[START DATA LISTING]

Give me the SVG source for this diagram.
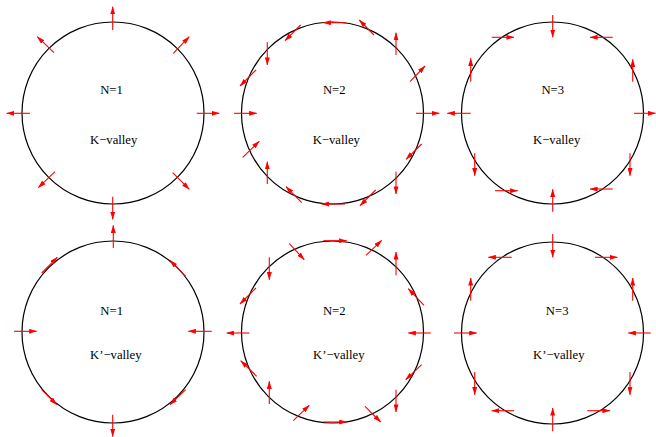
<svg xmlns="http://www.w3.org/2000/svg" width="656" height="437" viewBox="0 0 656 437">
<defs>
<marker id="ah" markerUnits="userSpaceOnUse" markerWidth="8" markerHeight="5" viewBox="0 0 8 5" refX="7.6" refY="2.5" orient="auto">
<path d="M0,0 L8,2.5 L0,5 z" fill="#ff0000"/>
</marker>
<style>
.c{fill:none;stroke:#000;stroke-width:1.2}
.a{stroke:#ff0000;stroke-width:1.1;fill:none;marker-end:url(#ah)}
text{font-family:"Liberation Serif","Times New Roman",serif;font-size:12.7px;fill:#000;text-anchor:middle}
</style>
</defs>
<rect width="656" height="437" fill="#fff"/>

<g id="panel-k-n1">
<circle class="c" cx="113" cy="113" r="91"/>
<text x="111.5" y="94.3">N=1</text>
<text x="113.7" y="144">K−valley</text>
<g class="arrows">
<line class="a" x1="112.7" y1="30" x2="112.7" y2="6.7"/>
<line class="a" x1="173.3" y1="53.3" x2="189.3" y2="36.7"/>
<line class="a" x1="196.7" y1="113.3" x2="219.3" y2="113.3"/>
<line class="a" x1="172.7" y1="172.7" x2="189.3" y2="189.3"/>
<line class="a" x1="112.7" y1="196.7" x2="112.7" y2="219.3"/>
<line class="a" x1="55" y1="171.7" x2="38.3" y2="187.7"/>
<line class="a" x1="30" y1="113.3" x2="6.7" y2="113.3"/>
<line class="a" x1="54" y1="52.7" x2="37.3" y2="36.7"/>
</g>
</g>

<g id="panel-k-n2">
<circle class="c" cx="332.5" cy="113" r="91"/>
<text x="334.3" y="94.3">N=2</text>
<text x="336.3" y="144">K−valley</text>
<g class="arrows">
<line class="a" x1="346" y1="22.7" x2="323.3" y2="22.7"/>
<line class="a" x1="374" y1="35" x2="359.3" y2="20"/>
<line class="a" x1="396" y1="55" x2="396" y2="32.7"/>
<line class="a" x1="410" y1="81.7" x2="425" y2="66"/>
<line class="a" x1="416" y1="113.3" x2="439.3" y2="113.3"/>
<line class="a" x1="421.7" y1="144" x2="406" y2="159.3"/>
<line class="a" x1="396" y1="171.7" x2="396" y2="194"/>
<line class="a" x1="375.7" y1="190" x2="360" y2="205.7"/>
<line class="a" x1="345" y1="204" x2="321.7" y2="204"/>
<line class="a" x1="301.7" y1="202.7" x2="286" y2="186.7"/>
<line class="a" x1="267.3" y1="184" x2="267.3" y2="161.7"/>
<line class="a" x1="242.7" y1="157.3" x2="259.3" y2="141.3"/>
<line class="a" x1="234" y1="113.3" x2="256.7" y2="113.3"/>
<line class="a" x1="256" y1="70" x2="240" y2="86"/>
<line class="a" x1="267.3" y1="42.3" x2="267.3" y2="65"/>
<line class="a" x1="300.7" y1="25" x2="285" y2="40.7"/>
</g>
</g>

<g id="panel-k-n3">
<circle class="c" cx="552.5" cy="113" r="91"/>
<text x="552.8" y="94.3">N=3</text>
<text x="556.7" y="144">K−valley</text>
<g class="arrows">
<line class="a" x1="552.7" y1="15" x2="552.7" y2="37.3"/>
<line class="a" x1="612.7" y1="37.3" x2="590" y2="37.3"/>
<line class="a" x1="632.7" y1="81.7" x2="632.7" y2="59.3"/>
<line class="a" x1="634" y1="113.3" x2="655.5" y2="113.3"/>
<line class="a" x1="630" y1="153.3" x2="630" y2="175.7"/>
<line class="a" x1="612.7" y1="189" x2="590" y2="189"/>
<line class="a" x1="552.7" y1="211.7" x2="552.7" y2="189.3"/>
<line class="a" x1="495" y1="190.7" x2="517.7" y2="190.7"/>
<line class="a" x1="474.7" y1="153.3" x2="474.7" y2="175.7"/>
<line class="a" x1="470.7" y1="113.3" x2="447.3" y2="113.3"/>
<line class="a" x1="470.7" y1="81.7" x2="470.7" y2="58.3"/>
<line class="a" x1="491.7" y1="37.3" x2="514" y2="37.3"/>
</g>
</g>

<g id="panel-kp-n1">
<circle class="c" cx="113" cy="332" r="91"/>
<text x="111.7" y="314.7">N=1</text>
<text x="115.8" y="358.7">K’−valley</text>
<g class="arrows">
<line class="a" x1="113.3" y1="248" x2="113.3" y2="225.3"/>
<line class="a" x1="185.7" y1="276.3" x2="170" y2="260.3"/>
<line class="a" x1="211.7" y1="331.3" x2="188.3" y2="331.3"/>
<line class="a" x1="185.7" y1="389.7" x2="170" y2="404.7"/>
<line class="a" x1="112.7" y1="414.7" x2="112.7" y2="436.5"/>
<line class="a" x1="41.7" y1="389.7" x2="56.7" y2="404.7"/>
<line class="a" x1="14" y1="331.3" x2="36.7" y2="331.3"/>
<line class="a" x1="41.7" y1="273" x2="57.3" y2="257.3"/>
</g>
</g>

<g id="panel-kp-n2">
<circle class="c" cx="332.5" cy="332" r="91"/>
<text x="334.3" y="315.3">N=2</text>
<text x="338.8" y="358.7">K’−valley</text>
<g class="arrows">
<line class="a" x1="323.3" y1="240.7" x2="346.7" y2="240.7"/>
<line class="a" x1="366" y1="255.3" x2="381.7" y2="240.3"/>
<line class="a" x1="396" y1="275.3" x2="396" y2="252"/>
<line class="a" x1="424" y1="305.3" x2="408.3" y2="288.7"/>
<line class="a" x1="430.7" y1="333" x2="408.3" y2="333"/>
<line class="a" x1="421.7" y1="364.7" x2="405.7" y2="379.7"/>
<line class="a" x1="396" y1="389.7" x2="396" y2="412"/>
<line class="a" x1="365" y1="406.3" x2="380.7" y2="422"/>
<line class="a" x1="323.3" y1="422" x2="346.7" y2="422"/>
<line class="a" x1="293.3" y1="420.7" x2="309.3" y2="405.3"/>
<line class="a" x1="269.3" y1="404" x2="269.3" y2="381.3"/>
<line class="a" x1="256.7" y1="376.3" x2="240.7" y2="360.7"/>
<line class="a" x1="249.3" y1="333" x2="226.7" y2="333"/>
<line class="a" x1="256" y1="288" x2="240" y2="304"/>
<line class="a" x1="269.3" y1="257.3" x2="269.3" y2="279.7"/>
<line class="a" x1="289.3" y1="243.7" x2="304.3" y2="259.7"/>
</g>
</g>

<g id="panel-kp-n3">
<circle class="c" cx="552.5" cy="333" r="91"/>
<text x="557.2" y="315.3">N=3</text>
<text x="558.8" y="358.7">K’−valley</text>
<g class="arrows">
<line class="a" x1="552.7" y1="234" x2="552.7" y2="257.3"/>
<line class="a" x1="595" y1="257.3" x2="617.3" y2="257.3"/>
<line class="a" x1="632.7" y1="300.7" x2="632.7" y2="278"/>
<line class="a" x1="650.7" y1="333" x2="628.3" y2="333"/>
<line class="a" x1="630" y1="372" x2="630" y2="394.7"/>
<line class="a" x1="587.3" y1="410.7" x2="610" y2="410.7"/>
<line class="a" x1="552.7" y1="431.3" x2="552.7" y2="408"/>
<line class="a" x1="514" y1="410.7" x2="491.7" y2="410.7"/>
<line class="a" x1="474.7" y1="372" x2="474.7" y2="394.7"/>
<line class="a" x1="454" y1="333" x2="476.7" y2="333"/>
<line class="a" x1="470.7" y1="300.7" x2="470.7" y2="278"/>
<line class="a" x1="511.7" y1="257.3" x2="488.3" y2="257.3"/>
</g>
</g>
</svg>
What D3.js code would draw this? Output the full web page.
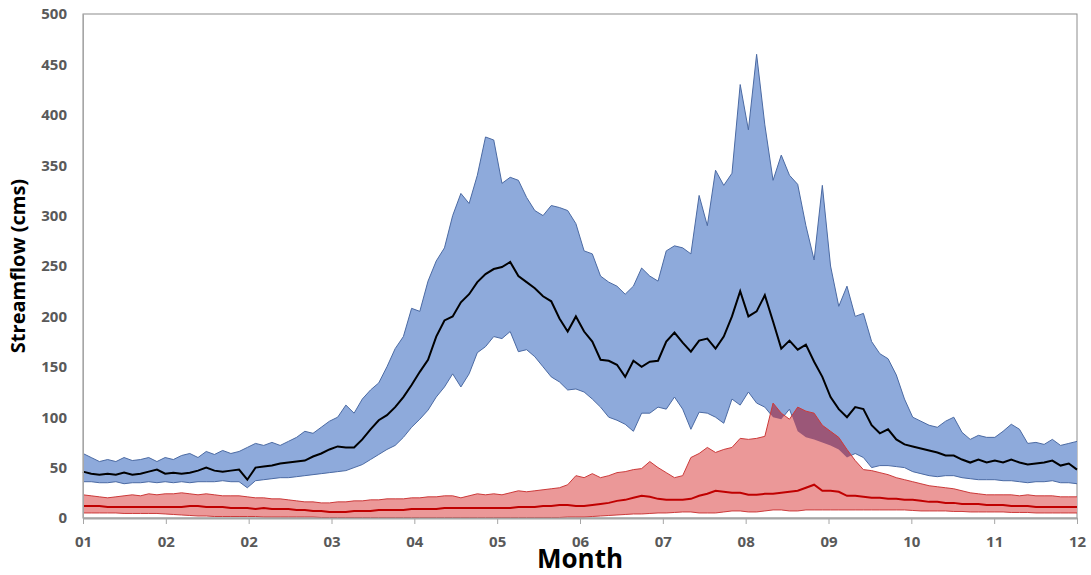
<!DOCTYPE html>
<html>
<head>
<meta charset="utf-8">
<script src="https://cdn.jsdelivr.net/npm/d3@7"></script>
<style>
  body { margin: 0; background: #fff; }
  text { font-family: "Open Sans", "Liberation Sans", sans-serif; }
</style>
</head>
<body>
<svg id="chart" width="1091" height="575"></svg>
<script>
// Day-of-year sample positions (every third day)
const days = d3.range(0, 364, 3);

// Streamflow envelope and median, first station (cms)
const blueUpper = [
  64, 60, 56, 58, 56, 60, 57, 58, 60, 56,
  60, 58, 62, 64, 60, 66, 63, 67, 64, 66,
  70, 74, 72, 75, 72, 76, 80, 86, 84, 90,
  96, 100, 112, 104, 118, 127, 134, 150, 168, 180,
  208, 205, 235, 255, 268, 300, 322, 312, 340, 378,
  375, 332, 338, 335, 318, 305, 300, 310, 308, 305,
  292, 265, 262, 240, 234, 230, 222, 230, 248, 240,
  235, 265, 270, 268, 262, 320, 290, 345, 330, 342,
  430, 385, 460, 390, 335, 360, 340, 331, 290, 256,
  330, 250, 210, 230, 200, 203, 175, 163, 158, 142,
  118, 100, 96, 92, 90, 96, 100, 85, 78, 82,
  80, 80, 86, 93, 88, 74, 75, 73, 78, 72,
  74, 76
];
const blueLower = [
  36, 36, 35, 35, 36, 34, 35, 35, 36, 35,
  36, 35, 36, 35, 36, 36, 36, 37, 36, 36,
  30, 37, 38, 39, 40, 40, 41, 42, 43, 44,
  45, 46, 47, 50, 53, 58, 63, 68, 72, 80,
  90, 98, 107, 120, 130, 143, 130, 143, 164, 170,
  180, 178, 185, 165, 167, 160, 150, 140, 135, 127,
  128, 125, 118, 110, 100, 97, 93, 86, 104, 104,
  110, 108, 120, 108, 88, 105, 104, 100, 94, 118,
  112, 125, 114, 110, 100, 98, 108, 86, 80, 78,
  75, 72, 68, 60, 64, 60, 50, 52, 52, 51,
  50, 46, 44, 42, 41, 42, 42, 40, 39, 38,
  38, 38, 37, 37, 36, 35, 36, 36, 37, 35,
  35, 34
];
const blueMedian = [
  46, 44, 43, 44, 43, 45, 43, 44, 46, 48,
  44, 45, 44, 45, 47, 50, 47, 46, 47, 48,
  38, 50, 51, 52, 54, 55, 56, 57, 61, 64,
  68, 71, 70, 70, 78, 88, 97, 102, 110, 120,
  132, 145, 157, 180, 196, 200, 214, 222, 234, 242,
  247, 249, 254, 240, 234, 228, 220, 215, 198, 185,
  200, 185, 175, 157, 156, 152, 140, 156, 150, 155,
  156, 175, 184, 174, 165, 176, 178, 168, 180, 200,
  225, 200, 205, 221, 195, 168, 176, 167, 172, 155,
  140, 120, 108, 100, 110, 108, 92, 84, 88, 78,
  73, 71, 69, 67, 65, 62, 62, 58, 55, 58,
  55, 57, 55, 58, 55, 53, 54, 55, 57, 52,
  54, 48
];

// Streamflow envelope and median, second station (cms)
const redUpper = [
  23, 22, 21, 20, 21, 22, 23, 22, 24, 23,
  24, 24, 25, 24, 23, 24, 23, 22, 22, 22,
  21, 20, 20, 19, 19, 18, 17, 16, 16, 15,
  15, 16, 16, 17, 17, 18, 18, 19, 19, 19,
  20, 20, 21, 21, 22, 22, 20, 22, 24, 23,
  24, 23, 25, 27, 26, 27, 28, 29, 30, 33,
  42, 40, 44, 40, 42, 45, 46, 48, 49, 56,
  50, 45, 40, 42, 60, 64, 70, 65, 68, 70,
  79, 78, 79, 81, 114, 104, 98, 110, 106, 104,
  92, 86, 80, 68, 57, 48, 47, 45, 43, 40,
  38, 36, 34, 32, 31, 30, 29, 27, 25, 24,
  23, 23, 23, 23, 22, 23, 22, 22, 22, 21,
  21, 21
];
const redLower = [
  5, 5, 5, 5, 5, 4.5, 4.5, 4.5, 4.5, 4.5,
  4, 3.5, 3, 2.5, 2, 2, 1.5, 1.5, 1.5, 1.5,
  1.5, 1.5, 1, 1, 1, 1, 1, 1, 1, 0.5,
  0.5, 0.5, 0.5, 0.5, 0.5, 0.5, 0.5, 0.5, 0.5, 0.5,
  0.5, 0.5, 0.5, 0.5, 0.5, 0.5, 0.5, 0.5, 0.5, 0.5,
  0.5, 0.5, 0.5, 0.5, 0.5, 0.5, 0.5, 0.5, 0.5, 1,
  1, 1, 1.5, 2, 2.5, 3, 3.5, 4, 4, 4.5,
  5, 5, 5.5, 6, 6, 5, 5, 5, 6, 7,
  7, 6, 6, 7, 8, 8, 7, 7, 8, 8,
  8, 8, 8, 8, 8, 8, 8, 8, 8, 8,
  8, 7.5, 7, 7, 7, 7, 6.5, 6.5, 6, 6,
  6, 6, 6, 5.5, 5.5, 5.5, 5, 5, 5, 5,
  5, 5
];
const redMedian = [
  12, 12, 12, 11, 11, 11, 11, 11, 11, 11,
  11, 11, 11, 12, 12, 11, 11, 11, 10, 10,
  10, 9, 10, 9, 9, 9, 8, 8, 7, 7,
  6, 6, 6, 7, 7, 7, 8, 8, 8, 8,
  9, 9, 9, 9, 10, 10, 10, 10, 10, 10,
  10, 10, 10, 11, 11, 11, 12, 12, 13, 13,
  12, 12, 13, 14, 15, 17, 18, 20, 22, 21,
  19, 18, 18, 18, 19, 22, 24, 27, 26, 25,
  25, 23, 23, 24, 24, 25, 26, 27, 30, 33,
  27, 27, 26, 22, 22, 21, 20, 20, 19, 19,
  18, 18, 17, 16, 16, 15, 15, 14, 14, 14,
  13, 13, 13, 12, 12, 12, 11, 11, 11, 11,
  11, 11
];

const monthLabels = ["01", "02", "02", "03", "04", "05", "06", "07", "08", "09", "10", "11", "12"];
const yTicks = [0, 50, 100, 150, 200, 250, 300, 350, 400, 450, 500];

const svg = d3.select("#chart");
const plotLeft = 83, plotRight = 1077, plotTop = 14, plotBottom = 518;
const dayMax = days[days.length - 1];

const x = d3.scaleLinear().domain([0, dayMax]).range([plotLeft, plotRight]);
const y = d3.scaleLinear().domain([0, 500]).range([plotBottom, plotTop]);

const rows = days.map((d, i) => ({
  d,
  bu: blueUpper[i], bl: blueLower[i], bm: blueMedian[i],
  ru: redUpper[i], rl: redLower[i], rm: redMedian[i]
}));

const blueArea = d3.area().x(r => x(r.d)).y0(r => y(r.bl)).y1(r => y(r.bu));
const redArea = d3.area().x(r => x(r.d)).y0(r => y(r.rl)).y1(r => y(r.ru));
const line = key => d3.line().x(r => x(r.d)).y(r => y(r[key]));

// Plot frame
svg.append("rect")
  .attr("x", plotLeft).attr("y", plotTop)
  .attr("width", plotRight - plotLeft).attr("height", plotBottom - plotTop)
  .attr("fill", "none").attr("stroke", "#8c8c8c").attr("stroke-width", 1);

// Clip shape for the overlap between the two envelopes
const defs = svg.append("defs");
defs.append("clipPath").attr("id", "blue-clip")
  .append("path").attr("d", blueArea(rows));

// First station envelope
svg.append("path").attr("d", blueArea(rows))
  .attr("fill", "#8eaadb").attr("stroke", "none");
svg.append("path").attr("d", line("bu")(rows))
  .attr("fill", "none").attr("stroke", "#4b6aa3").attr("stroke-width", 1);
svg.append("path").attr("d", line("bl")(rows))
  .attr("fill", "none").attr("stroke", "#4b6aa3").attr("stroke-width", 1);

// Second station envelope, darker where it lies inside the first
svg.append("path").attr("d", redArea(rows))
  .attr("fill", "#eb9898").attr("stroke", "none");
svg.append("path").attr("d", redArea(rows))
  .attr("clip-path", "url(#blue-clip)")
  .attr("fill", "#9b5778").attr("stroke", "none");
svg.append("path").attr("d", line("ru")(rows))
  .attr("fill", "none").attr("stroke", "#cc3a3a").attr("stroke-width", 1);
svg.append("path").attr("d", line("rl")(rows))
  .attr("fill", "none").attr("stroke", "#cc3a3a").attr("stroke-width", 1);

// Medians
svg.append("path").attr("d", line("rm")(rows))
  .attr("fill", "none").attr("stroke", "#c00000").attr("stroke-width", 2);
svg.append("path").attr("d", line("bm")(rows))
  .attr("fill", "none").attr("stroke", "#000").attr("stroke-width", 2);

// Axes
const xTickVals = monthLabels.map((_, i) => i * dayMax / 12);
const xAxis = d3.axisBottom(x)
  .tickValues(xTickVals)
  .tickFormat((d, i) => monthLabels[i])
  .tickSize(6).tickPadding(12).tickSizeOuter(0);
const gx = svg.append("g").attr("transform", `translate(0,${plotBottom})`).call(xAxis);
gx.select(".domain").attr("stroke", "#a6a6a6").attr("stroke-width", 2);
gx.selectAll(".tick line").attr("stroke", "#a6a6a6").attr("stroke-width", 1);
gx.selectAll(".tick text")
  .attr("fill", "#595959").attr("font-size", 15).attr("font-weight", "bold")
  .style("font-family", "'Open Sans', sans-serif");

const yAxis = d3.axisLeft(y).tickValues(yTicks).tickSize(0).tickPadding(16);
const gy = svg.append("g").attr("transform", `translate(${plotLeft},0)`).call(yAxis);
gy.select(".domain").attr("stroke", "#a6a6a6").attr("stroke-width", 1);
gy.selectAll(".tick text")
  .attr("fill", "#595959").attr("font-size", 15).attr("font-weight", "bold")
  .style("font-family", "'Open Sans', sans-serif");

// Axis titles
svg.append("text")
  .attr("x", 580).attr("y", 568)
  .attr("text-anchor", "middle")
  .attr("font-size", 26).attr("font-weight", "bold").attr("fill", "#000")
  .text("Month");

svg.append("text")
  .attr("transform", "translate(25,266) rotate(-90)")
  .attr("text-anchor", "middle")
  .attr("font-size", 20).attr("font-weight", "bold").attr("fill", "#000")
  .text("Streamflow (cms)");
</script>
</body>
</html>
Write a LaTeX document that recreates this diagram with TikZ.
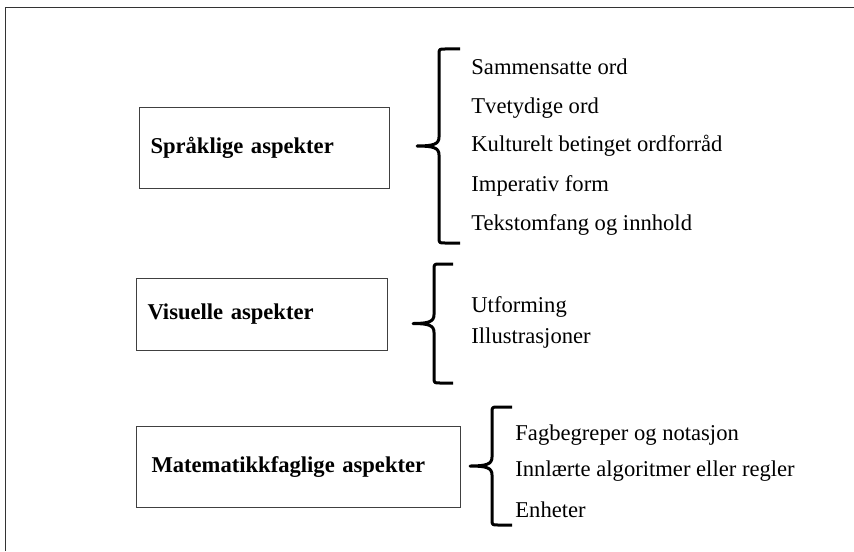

[END DATA LISTING]

_CHALLENGE_:
Using the data above, set down each line from the line with "What D3.js code" to the line with "const days = d3.range(0, 364, 3);" exactly, both ends included, and leave the pictures behind. Nothing else belongs.

_OUTPUT FOR THIS TASK_:
What D3.js code would draw this? Output the full web page.
<!DOCTYPE html>
<html>
<head>
<meta charset="utf-8">
<script src="https://cdn.jsdelivr.net/npm/d3@7"></script>
<style>
  body { margin: 0; background: #fff; }
  text { font-family: "Open Sans", "Liberation Sans", sans-serif; }
</style>
</head>
<body>
<svg id="chart" width="1091" height="575"></svg>
<script>
// Day-of-year sample positions (every third day)
const days = d3.range(0, 364, 3);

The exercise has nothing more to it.